The selection from Isidorus's Etymologiae (I,29; VIII,7; VIII,11) is certainly appreciated as well, since it manages in a few short pages to make the reader aware of the deep and crucial relevance of the philosophical relationship between words and things. These passages, about gods , etymology and poetry respectively, give "compte à la fois de la méthode analogique et inductive d'Isidore et de son souci de démultiplier le sens plutôt que de fixer des définitions univoques" (p. 86). Lindsay's edition (Oxford 1957 [1911]) has been adopted as the edition of reference: just two corrections are proposed: I,29,4 graculus instead of garrulus (but without much explanation : "nous corrigeons avec Arevalo" [p. 178, n. 4]) and VIII,11,3 cultum instead of cultu (simply "nous corrigeons" [p. 178, n. 18]). It must be said, however, that the bibliography for this section (p. 87) leaves something to be desired. Although it includes four very different and interesting titles, from Platon's Cratilus to Rabanus Maurus's De universo, it nonetheless misses, for example, the general contribution to the study of Isidorus by J. Fontaine (Isidore de Séville: genèse et originalité de la culture hispanique au temps des Wisigoths, Turnhout, 2000).

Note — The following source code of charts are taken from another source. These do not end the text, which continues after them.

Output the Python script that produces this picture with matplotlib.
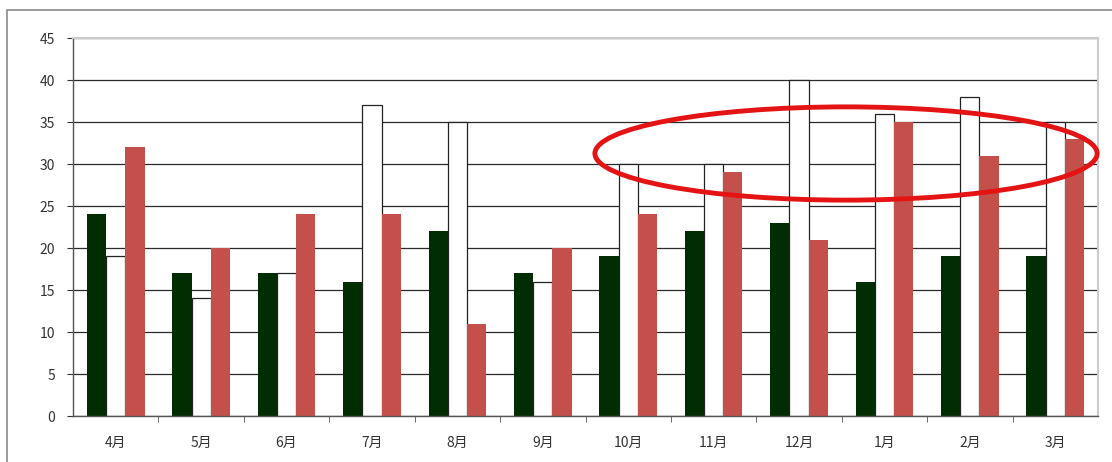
import matplotlib.pyplot as plt
import numpy as np
from matplotlib.patches import Ellipse, Rectangle

plt.rcParams['font.family'] = ['Noto Sans CJK JP', 'DejaVu Sans']

months = ['4月', '5月', '6月', '7月', '8月', '9月', '10月', '11月', '12月', '1月', '2月', '3月']
green = [24, 17, 17, 16, 22, 17, 19, 22, 23, 16, 19, 19]
white = [19, 14, 17, 37, 35, 16, 30, 30, 40, 36, 38, 35]
red = [32, 20, 24, 24, 11, 20, 24, 29, 21, 35, 31, 33]

W, H = 1112, 462
fig = plt.figure(figsize=(W / 100, H / 100), dpi=100)
fig.patch.set_facecolor('white')

# outer chart frame (runs off right and bottom edges)
fig.patches.append(Rectangle((7 / W, -0.1), 1.2, 1.1 - 10 / H, transform=fig.transFigure,
                             fill=False, edgecolor='#8a8a8a', linewidth=1.2))

ax = fig.add_axes([73 / W, 1 - 416 / H, (1098 - 73) / W, (416 - 38) / H])

x = np.arange(len(months))
w = 0.225
ax.bar(x - w, green, w, color='#022c02', zorder=2)
ax.bar(x, white, w, color='white', edgecolor='#222222', linewidth=0.9, zorder=2)
ax.bar(x + w, red, w, color='#c4504c', zorder=2)

ax.set_xlim(-0.5, len(months) - 0.5)
ax.set_ylim(0, 45)
ax.set_yticks(range(0, 46, 5))
ax.yaxis.grid(True, color='#2a2a2a', linewidth=0.9, zorder=0)
ax.set_axisbelow(True)

ax.set_xticks(x)
ax.set_xticklabels(months)
ax.set_xticks(np.arange(0.5, len(months) - 0.5, 1), minor=True)
ax.tick_params(axis='x', which='major', length=0, pad=14, labelsize=10, colors='#333333')
ax.tick_params(axis='x', which='minor', length=4, direction='out', color='#555555')
ax.tick_params(axis='y', length=4, direction='out', pad=9, labelsize=10, colors='#333333')

for side in ('top', 'right'):
    ax.spines[side].set_color('#cccccc')
    ax.spines[side].set_linewidth(1.5)
for side in ('left', 'bottom'):
    ax.spines[side].set_color('#555555')
    ax.spines[side].set_linewidth(1.0)

# highlight ring around the winter months
ax.add_patch(Ellipse((8.55, 31.25), 5.88, 11.1, fill=False, edgecolor='#e41414',
                     linewidth=3.5, zorder=5, clip_on=False))

fig.savefig('out.png', dpi=100)
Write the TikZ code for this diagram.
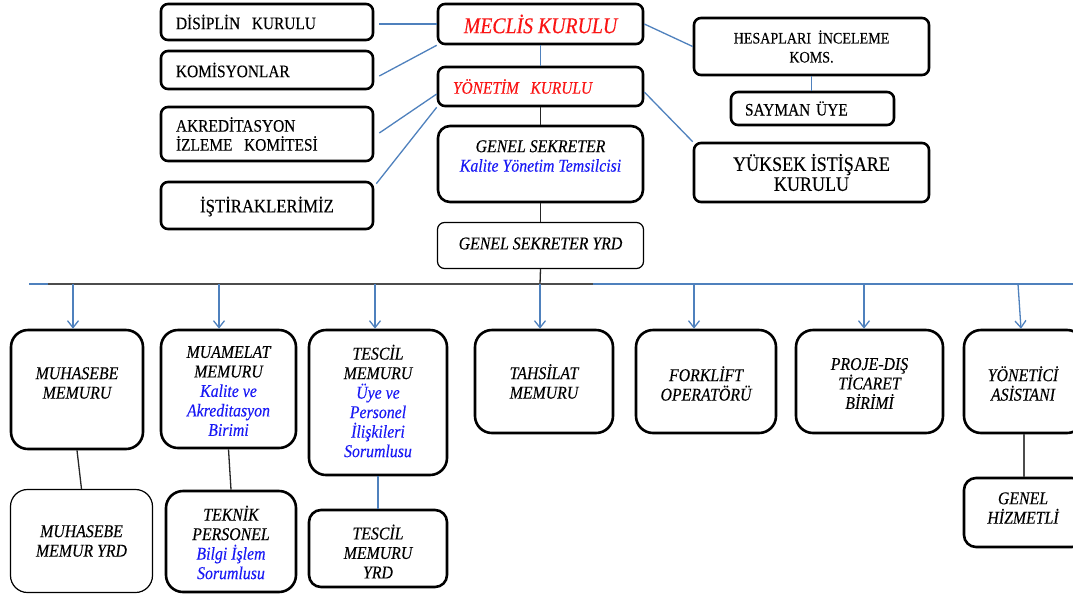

The next section is dedicated to Bernardus Silvestris, who lived and worked at Tours around the middle of the twelfth century and was connected with the most important representatives of the School of Chartres. He is the author of a commentary on the Aeneid, which he develops using the model of the Fulgentian VC as well as Martianus Capella's later De Nuptiis. The decision to present the Proemium of the latter commentary instead of a passage from the former (which might have been the more obvious choice), makesit possible to judge the relevance of the work of Martianus in this context and to connect him more clearly with the Fulgentian Mythologiae (p. 117). Furthermore, it shows the deep and pervasive fascination of medieval thinkers with the theoretical idea that poetry could contain hidden philosophical meanings. The very short extract from the Proemium (pp. 120-123) sheds light on precisely this concept and represents a good introduction to the theory of Integumentum (see also the explanatory note 4, p. 180).

Boccaccio's Esposizioni sopra la Comedia di Dante is the culminating point of the volume. In her annotations (which are sometimes not so specific as one might wish : e.g. p. 182 n. 30 where we would like know something more about the Philippe Dain translation of Fulgentius' Mythologiae, here only quoted but not further described), Graziani argues that Boccaccio's modern method of allegorical interpretation, applied as it is to a modern poetic text, still follows the same ancient and medieval tradition associated with Fulgentius and Isidorus. By making this point, Graziani uses Boccaccio, that seminal figure in the early Italian Renaissance, to conclude her discussion of the "lecture 'polysémique'" and the "voile poétique" (p. 128). The translation is the first into French and follows the text edited by Padoan (Milan 1994).

"Le mythe est le langage propre à la poésie" (p. 195). With this concise, elegant conclusion, the editors make it clear that it is necessary to understand the manifold ways in which allegorical readings have been applied to poetical texts. What is more, the statement hints at a deeper, more general message that seems to underlie the methodological approach of this remarkable and precious book: the poetical text always needs to be 'disclosed', dévoilé, to reveal the value and the truth of the philosophical wisdom it is delivering.

1 comment:

  1. The author(s) of the volume in question, and the reviewer really should have been aware of the work of Greg Hays who has shown (by identifying a quote from Corippus, as well as other arguments) that Fulgentius the Mythographer was working in Byzantine Africa, and not Vandal Africa. See his "The Date and Identity of the Mythographer Fulgentius", Journal of Medieval Latin 13 (2003), pp. 163-152, and "Romuleis Libicisque litteris: Fulgentius and the 'Vandal Renaissance'" in A. Merrills (ed.), Vandals, Romans and Berbers: New Perspectives on Late Antique Africa (Aldershot, 2004), pp. 101-132.